** start **
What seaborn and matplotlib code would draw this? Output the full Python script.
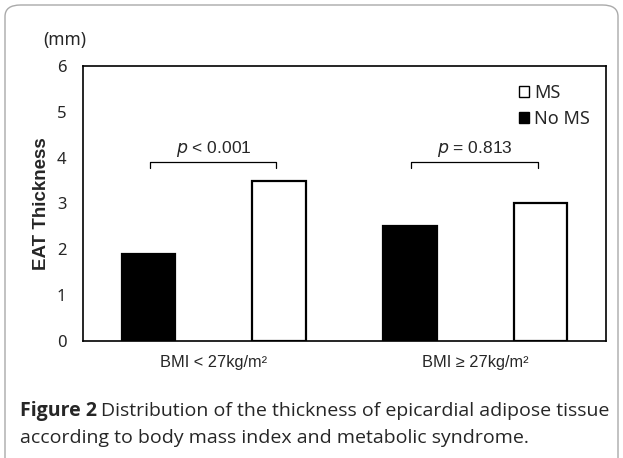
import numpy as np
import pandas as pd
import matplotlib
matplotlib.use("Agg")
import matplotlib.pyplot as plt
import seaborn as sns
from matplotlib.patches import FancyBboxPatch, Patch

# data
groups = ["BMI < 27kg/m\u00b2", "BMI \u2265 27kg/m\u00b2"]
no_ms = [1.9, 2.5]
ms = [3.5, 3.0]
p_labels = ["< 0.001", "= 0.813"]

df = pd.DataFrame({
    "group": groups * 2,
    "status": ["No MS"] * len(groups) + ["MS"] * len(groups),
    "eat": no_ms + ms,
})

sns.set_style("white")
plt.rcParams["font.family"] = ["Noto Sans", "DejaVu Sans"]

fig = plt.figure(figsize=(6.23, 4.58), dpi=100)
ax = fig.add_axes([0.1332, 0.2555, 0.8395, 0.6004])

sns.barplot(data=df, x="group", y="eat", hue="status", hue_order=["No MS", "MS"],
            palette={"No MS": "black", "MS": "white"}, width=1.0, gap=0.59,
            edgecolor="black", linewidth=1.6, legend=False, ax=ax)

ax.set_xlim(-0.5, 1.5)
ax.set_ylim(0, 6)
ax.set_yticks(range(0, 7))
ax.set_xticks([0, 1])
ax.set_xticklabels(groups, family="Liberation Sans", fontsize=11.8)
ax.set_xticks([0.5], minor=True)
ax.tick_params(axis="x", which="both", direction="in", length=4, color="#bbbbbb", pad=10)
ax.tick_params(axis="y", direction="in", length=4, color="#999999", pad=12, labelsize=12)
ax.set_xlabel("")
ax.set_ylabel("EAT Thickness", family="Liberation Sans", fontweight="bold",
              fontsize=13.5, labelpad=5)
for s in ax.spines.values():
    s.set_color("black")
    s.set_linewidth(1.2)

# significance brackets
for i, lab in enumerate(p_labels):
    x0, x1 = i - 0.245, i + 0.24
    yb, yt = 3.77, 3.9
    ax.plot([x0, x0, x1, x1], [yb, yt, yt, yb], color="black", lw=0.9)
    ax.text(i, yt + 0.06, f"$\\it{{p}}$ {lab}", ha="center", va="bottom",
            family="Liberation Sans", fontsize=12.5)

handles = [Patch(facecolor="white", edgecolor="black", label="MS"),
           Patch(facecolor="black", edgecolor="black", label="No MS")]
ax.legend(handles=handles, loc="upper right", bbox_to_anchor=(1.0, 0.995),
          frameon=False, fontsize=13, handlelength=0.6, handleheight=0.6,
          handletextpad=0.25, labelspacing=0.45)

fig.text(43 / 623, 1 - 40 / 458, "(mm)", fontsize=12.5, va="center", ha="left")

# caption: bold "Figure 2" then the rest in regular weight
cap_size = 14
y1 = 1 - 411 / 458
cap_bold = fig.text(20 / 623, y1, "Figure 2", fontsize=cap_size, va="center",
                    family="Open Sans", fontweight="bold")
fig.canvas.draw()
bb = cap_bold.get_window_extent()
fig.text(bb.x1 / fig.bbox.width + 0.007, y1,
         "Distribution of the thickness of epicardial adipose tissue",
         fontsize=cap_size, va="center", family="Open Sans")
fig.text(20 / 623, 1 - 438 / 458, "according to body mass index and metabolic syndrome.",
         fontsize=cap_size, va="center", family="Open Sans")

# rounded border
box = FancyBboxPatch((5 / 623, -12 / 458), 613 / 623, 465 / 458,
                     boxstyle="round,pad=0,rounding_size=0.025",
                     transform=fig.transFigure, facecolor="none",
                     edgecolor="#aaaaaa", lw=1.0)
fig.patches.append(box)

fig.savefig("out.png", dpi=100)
** end **
** start **
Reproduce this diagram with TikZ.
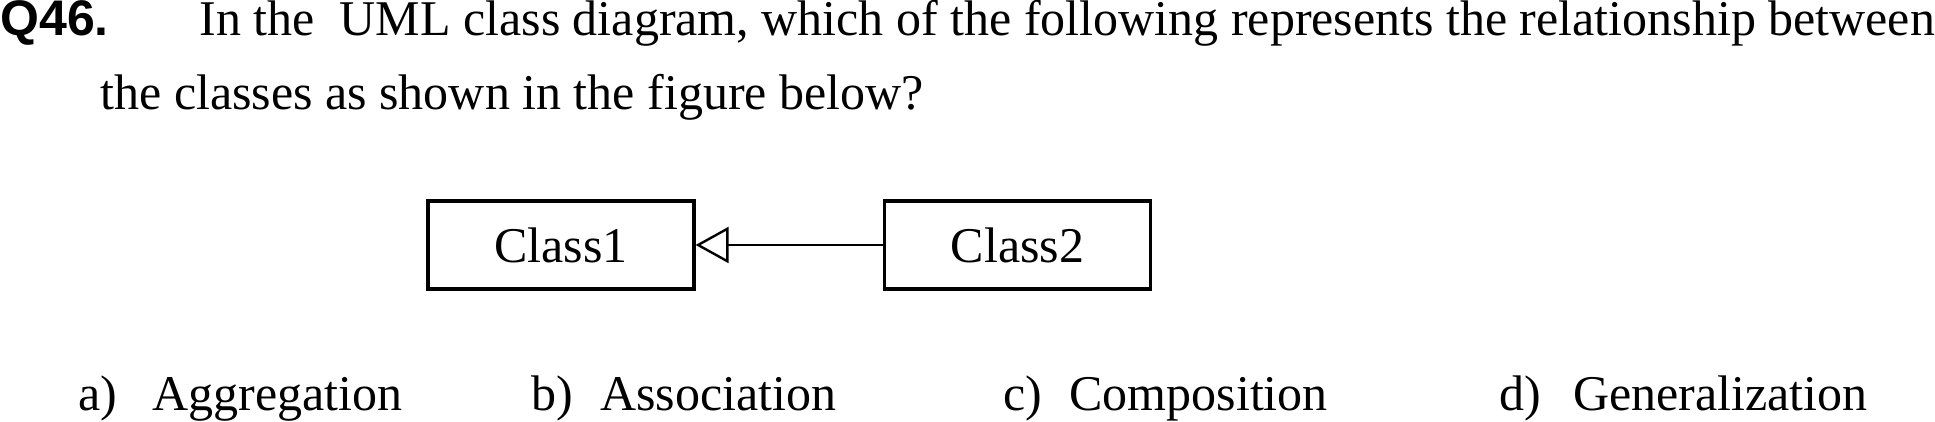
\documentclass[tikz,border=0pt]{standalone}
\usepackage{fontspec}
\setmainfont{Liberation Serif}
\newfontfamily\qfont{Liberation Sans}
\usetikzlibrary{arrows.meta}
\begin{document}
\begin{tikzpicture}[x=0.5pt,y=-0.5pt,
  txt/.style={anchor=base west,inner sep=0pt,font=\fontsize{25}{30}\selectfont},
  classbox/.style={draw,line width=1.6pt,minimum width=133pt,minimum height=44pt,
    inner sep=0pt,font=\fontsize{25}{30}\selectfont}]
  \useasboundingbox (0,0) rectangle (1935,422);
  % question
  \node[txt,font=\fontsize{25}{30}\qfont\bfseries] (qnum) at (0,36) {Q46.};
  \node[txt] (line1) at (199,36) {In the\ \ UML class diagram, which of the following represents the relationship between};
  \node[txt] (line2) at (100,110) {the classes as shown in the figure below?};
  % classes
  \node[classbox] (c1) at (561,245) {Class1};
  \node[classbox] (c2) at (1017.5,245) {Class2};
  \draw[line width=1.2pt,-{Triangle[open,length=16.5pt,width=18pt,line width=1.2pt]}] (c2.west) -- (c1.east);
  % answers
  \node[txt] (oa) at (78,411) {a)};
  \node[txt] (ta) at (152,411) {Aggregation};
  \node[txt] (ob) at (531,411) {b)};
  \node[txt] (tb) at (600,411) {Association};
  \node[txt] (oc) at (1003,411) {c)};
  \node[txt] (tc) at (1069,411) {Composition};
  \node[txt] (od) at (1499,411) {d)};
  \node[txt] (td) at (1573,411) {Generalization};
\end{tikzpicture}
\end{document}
** end **
*TASK GOAL:*
The material above holds pictures; leave them out. Repeat exactly the lines from the one containing "What seaborn and" through the one containing "from matplotlib.patches import", and nothing else.

*WRITTEN SOLUTION:*
What seaborn and matplotlib code would draw this? Output the full Python script.
import numpy as np
import pandas as pd
import matplotlib
matplotlib.use("Agg")
import matplotlib.pyplot as plt
import seaborn as sns
from matplotlib.patches import FancyBboxPatch, Patch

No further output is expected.